The promotion of Ascot during the first months of its existence was a popular and financial success. However, the Ascot Gold Cup, a road race held on Thanksgiving Day 1924, saw its outcome challenged by drivers contesting both the eligibility of other competitors to participate and the official race distance. Drivers also charged that prize money had been withheld. Bentel and other officials of the Ascot Speedway Association were handed suspended 30-day jail sentences for false advertising in April 1925.

In the meantime, Ascot had been taken over by the creditors' committee of the association, the new management being headed by its trustee John S. White, who scheduled the next racing event for late January 1925. The site was run unsuccessfully by various promoters in the years that followed, occasionally serving as a venue for boxing matches.

===Fame and mounting deaths under the American Legion===
The American Legion Post 127 of Glendale, which had started promoting the track in the fall of 1928, entered into a long-term lease of the property in early March 1929, having secured AAA sanction for the American Legion Speedway. 15 months later, it was renamed Legion Ascot Speedway based on the legionnaires' assessment that they had rehabilitated "Ascot," giving the track the name it would be widely known by. Major drivers raced at the track such as Bill Cummings, Al Gordon, Ernie Triplett, Kelly Petillo, Wilbur Shaw and Rex Mays. It also attracted celebrity spectators such as Bing Crosby, Andy Devine, Loretta Young, Clark Gable, Charlie Chaplin, Edward G. Robinson, Douglas Fairbanks Jr., Clara Bow and Carole Lombard. Actresses sometimes presented trophies to the winning drivers.

The high speeds the racers reached contributed to heavy and spectacular crashes at the speedway. About two dozen people died in the twelve years that Legion Ascot operated, earning it the nickname "killer track." It had the most deaths of any American race track in that time period. In 1933 alone, six deaths occurred, stirring turmoil in the newspapers as racing continued before large crowds.
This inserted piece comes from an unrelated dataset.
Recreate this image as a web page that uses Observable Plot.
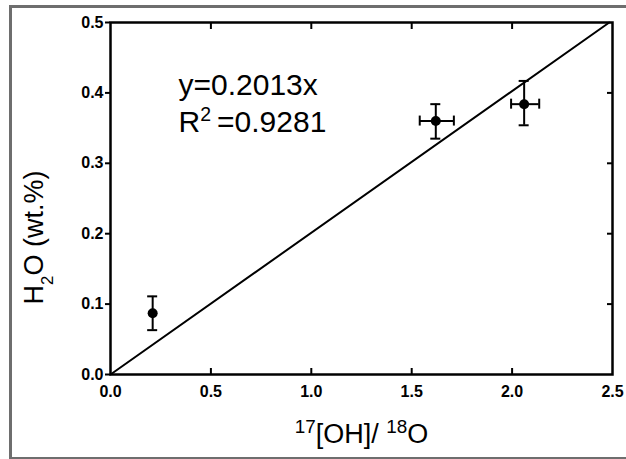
<!DOCTYPE html>
<html>
<head>
<meta charset="utf-8">
<script src="https://cdn.jsdelivr.net/npm/d3@7"></script>
<script src="https://cdn.jsdelivr.net/npm/@observablehq/plot@0.6"></script>
<style>
  html, body { margin: 0; padding: 0; background: white; }
  #wrap { position: relative; width: 626px; height: 459px; overflow: hidden; }
  #border { position: absolute; left: 9px; top: 5px; width: 700px; height: 449px; border: 3px solid #6e6e6e; box-sizing: content-box; }
  #chart { position: absolute; left: 0; top: 0; }
</style>
</head>
<body>
<div id="wrap"><div id="border"></div><div id="chart"></div></div>
<script>
// Data
const xVals  = [0.21, 1.62, 2.06];
const yVals  = [0.087, 0.36, 0.384];
const yLow   = [0.063, 0.335, 0.354];
const yHigh  = [0.111, 0.384, 0.417];
const xLow   = [null, 1.54, 1.995];
const xHigh  = [null, 1.71, 2.135];
const slope  = 0.2013;
const r2     = 0.9281;
const xTicks = [0, 0.5, 1.0, 1.5, 2.0, 2.5];
const yTicks = [0, 0.1, 0.2, 0.3, 0.4, 0.5];
const xTitle = "17[OH]/ 18O";
const yTitle = "H2O (wt.%)";
const eqText = `y=${slope}x`;
const r2Text = `R2=${r2}`;

const points = xVals.map((x, i) => ({x, y: yVals[i], y1: yLow[i], y2: yHigh[i], x1: xLow[i], x2: xHigh[i]}));
const xErr = points.filter(d => d.x1 != null);
const yMax = d3.max(yTicks);
const fit = [{x: 0, y: 0}, {x: yMax / slope, y: yMax}];

const font = "'Liberation Sans', Arial, sans-serif";
const inner = xTicks.slice(1, -1);
const innerY = yTicks.slice(1, -1);

const chart = Plot.plot({
  width: 626,
  height: 459,
  marginLeft: 110,
  marginRight: 14,
  marginTop: 22,
  marginBottom: 85,
  style: {fontFamily: font, background: "transparent", color: "black"},
  x: {domain: [0, 2.5]},
  y: {domain: [0, 0.5]},
  marks: [
    Plot.axisY({anchor: "left", ticks: yTicks, tickFormat: d3.format(".1f"), tickSize: 5, tickPadding: 2, fontSize: 16, fontWeight: "bold", strokeWidth: 2, label: null}),
    Plot.axisY({anchor: "right", ticks: innerY, tickSize: -6, text: null, strokeWidth: 2, label: null}),
    Plot.axisX({anchor: "bottom", ticks: xTicks, tickFormat: d3.format(".1f"), tickSize: 0, tickPadding: 11, fontSize: 16, fontWeight: "bold", label: null}),
    Plot.axisX({anchor: "bottom", ticks: inner, tickSize: -6, text: null, strokeWidth: 2, label: null}),
    Plot.axisX({anchor: "top", ticks: inner, tickSize: -6, text: null, strokeWidth: 2, label: null}),
    Plot.frame({strokeWidth: 2.5}),
    // fit line
    Plot.line(fit, {x: "x", y: "y", strokeWidth: 2}),
    // vertical error bars
    Plot.ruleX(points, {x: "x", y1: "y1", y2: "y2", strokeWidth: 2}),
    Plot.ruleY(points, {y: "y1", x1: "x", x2: "x", insetLeft: -5, insetRight: -5, strokeWidth: 2}),
    Plot.ruleY(points, {y: "y2", x1: "x", x2: "x", insetLeft: -5, insetRight: -5, strokeWidth: 2}),
    // horizontal error bars
    Plot.ruleY(xErr, {y: "y", x1: "x1", x2: "x2", strokeWidth: 2}),
    Plot.ruleX(xErr, {x: "x1", y1: "y", y2: "y", insetTop: -5, insetBottom: -5, strokeWidth: 2}),
    Plot.ruleX(xErr, {x: "x2", y1: "y", y2: "y", insetTop: -5, insetBottom: -5, strokeWidth: 2}),
    // points
    Plot.dot(points, {x: "x", y: "y", r: 5, fill: "black", stroke: "none"}),
    // annotation
    Plot.text([eqText], {frameAnchor: "top-left", dx: 68, dy: 63, textAnchor: "start", lineAnchor: "middle", fontSize: 30}),
    Plot.text([r2Text], {frameAnchor: "top-left", dx: 68, dy: 100, textAnchor: "start", lineAnchor: "middle", fontSize: 30}),
    // axis titles
    Plot.text([xTitle], {frameAnchor: "bottom", dy: 60, textAnchor: "middle", lineAnchor: "middle", fontSize: 27}),
    Plot.text([yTitle], {frameAnchor: "left", dx: -76, dy: 39, rotate: -90, textAnchor: "middle", lineAnchor: "middle", fontSize: 27})
  ]
});

function rich(el, parts) {
  el.textContent = "";
  for (const [s, kind, size] of parts) {
    const t = el.appendChild(document.createElementNS("http://www.w3.org/2000/svg", "tspan"));
    t.textContent = s;
    if (kind === "sup") { t.setAttribute("font-size", size || "70%"); t.setAttribute("baseline-shift", "super"); }
    if (kind === "sub") { t.setAttribute("font-size", size || "62%"); t.setAttribute("baseline-shift", "sub"); }
  }
}
d3.select(chart).selectAll("text").each(function() {
  const s = this.textContent;
  if (s === xTitle) rich(this, [["17", "sup"], ["[OH]/ ", null], ["18", "sup"], ["O", null]]);
  else if (s === yTitle) rich(this, [["H", null], ["2", "sub"], ["O (wt.%)", null]]);
  else if (s === r2Text) rich(this, [["R", null], ["2", "sup", "65%"], [`\u2009=${r2}`, null]]);
});

document.getElementById("chart").appendChild(chart);
</script>
</body>
</html>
===The Legion leaves, final fatalities and fire===
In July 1934, a flat half-mile dirt oval was opened. It was built inside the old track, the banked five-eighths-mile oval, which at some point had been paved with asphalt and was reopened in November of the same year after its south curve had been refurbished for safety purposes. With the bulk of its tenure a profitable effort, the Glendale American Legion post had been facing a host of problems since 1934: anti-racing sentiment in the public, upcoming competition from midget car racing luring away popular drivers and waning interest among the fans as a consequence, as well as disagreements with the lessors on rent and other issues. Hence the leasing contract was not renewed and expired at the end of September 1935.

Management of Ascot was then assumed by former race car owner and promoter Bill S. White, who was asked to do so by his peers. The last race was to be held on January 26, 1936, when both Al Gordon and his riding mechanic, Spider Matlock, suffered fatal injuries as a result of a crash. The track was closed, being denied an AAA license. In late April 1936, a quarter of the grandstand of the abandoned speedway was destroyed by fire. Seven years later, Linden Emerson, a former janitor at the track, turned himself in, confessing that he had burned down the grandstand because he did not want to see any more of his friends die there.

Today, Multnomah Elementary School and a tract of houses cover the land that Legion Ascot Speedway had occupied. The dangerous "south curve" remains as a curve in Hatfield Place, being the only trace of the track and its checkered history.

==Series of Ascot race tracks==
Legion Ascot was the second of four Ascot sites in Los Angeles after the original one-mile South-Central oval was open between 1907 and 1919. Ascot Park was then replaced by a Goodyear tire factory. A third site, which opened as Southern Speedway near South Gate in June 1936, was renamed Southern Ascot in January 1938 and held races on a half-mile dirt oval until 1942. The fourth track in the series was Ascot Park in Gardena, which operated from 1957 through 1990.